#### Required task
Reproduce the data in its entirety, exactly as supplied.

#### Provided material

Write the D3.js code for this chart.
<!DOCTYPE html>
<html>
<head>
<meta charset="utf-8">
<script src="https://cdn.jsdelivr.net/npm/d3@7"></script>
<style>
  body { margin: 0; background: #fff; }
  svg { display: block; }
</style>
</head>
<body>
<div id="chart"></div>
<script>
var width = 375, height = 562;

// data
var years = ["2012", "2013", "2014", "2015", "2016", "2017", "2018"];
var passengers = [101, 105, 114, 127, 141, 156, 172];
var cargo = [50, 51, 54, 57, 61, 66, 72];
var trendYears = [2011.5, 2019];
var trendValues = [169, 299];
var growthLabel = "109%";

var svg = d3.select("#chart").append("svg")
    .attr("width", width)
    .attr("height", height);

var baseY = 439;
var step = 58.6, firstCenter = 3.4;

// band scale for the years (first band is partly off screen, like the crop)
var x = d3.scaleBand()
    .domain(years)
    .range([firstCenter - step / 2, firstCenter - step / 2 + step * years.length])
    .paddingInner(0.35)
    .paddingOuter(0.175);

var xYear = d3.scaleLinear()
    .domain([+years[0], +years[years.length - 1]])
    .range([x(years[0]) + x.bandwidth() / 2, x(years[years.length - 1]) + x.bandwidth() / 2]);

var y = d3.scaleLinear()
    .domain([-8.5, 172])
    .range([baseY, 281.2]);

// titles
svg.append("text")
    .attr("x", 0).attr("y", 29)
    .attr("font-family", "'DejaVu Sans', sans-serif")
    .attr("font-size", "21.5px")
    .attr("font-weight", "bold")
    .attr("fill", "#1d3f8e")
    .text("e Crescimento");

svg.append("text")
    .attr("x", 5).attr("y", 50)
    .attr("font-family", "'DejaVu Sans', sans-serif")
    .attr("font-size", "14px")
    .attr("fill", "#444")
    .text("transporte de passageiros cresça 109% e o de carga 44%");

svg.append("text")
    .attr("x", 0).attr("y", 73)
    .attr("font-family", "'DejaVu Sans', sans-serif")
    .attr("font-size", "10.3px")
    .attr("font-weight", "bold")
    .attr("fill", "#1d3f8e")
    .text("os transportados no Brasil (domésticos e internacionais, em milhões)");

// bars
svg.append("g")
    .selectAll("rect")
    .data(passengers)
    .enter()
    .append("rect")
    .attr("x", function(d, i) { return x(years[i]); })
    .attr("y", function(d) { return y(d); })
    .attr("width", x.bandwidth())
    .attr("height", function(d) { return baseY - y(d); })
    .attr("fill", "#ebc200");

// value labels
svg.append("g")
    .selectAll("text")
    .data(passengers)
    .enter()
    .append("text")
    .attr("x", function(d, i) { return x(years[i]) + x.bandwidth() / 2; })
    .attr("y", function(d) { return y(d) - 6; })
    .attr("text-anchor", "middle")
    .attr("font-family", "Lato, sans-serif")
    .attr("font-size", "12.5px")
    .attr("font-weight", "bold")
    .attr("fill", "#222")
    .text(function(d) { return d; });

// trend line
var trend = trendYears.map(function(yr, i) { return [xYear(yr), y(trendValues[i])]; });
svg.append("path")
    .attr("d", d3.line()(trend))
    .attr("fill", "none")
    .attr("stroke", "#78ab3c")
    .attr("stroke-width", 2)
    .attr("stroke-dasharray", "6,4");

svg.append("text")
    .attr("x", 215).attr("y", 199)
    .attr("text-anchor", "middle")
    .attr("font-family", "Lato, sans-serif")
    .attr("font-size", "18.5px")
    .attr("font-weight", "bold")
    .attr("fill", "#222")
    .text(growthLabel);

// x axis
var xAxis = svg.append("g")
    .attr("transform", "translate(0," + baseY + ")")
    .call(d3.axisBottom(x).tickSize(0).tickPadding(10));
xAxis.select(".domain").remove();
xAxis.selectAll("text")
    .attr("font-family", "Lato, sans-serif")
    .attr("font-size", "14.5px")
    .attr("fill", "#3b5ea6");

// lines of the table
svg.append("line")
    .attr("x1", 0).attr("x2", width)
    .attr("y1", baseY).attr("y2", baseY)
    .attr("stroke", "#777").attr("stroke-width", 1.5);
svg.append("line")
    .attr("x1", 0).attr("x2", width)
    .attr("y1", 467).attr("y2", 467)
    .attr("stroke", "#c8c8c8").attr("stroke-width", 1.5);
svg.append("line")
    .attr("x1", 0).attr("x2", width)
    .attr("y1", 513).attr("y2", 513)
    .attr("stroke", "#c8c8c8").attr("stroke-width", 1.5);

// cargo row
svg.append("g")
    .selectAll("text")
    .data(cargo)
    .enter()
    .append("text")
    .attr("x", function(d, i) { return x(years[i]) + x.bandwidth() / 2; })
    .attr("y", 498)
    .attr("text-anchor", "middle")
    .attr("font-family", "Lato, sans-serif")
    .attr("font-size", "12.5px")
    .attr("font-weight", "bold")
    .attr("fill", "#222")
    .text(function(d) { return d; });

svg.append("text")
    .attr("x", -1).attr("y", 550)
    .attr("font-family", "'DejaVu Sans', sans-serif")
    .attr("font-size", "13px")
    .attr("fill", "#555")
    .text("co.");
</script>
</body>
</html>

#### Exercise answer
Write the D3.js code for this chart.
<!DOCTYPE html>
<html>
<head>
<meta charset="utf-8">
<script src="https://cdn.jsdelivr.net/npm/d3@7"></script>
<style>
  body { margin: 0; background: #fff; }
  svg { display: block; }
</style>
</head>
<body>
<div id="chart"></div>
<script>
var width = 375, height = 562;

// data
var years = ["2012", "2013", "2014", "2015", "2016", "2017", "2018"];
var passengers = [101, 105, 114, 127, 141, 156, 172];
var cargo = [50, 51, 54, 57, 61, 66, 72];
var trendYears = [2011.5, 2019];
var trendValues = [169, 299];
var growthLabel = "109%";

var svg = d3.select("#chart").append("svg")
    .attr("width", width)
    .attr("height", height);

var baseY = 439;
var step = 58.6, firstCenter = 3.4;

// band scale for the years (first band is partly off screen, like the crop)
var x = d3.scaleBand()
    .domain(years)
    .range([firstCenter - step / 2, firstCenter - step / 2 + step * years.length])
    .paddingInner(0.35)
    .paddingOuter(0.175);

var xYear = d3.scaleLinear()
    .domain([+years[0], +years[years.length - 1]])
    .range([x(years[0]) + x.bandwidth() / 2, x(years[years.length - 1]) + x.bandwidth() / 2]);

var y = d3.scaleLinear()
    .domain([-8.5, 172])
    .range([baseY, 281.2]);

// titles
svg.append("text")
    .attr("x", 0).attr("y", 29)
    .attr("font-family", "'DejaVu Sans', sans-serif")
    .attr("font-size", "21.5px")
    .attr("font-weight", "bold")
    .attr("fill", "#1d3f8e")
    .text("e Crescimento");

svg.append("text")
    .attr("x", 5).attr("y", 50)
    .attr("font-family", "'DejaVu Sans', sans-serif")
    .attr("font-size", "14px")
    .attr("fill", "#444")
    .text("transporte de passageiros cresça 109% e o de carga 44%");

svg.append("text")
    .attr("x", 0).attr("y", 73)
    .attr("font-family", "'DejaVu Sans', sans-serif")
    .attr("font-size", "10.3px")
    .attr("font-weight", "bold")
    .attr("fill", "#1d3f8e")
    .text("os transportados no Brasil (domésticos e internacionais, em milhões)");

// bars
svg.append("g")
    .selectAll("rect")
    .data(passengers)
    .enter()
    .append("rect")
    .attr("x", function(d, i) { return x(years[i]); })
    .attr("y", function(d) { return y(d); })
    .attr("width", x.bandwidth())
    .attr("height", function(d) { return baseY - y(d); })
    .attr("fill", "#ebc200");

// value labels
svg.append("g")
    .selectAll("text")
    .data(passengers)
    .enter()
    .append("text")
    .attr("x", function(d, i) { return x(years[i]) + x.bandwidth() / 2; })
    .attr("y", function(d) { return y(d) - 6; })
    .attr("text-anchor", "middle")
    .attr("font-family", "Lato, sans-serif")
    .attr("font-size", "12.5px")
    .attr("font-weight", "bold")
    .attr("fill", "#222")
    .text(function(d) { return d; });

// trend line
var trend = trendYears.map(function(yr, i) { return [xYear(yr), y(trendValues[i])]; });
svg.append("path")
    .attr("d", d3.line()(trend))
    .attr("fill", "none")
    .attr("stroke", "#78ab3c")
    .attr("stroke-width", 2)
    .attr("stroke-dasharray", "6,4");

svg.append("text")
    .attr("x", 215).attr("y", 199)
    .attr("text-anchor", "middle")
    .attr("font-family", "Lato, sans-serif")
    .attr("font-size", "18.5px")
    .attr("font-weight", "bold")
    .attr("fill", "#222")
    .text(growthLabel);

// x axis
var xAxis = svg.append("g")
    .attr("transform", "translate(0," + baseY + ")")
    .call(d3.axisBottom(x).tickSize(0).tickPadding(10));
xAxis.select(".domain").remove();
xAxis.selectAll("text")
    .attr("font-family", "Lato, sans-serif")
    .attr("font-size", "14.5px")
    .attr("fill", "#3b5ea6");

// lines of the table
svg.append("line")
    .attr("x1", 0).attr("x2", width)
    .attr("y1", baseY).attr("y2", baseY)
    .attr("stroke", "#777").attr("stroke-width", 1.5);
svg.append("line")
    .attr("x1", 0).attr("x2", width)
    .attr("y1", 467).attr("y2", 467)
    .attr("stroke", "#c8c8c8").attr("stroke-width", 1.5);
svg.append("line")
    .attr("x1", 0).attr("x2", width)
    .attr("y1", 513).attr("y2", 513)
    .attr("stroke", "#c8c8c8").attr("stroke-width", 1.5);

// cargo row
svg.append("g")
    .selectAll("text")
    .data(cargo)
    .enter()
    .append("text")
    .attr("x", function(d, i) { return x(years[i]) + x.bandwidth() / 2; })
    .attr("y", 498)
    .attr("text-anchor", "middle")
    .attr("font-family", "Lato, sans-serif")
    .attr("font-size", "12.5px")
    .attr("font-weight", "bold")
    .attr("fill", "#222")
    .text(function(d) { return d; });

svg.append("text")
    .attr("x", -1).attr("y", 550)
    .attr("font-family", "'DejaVu Sans', sans-serif")
    .attr("font-size", "13px")
    .attr("fill", "#555")
    .text("co.");
</script>
</body>
</html>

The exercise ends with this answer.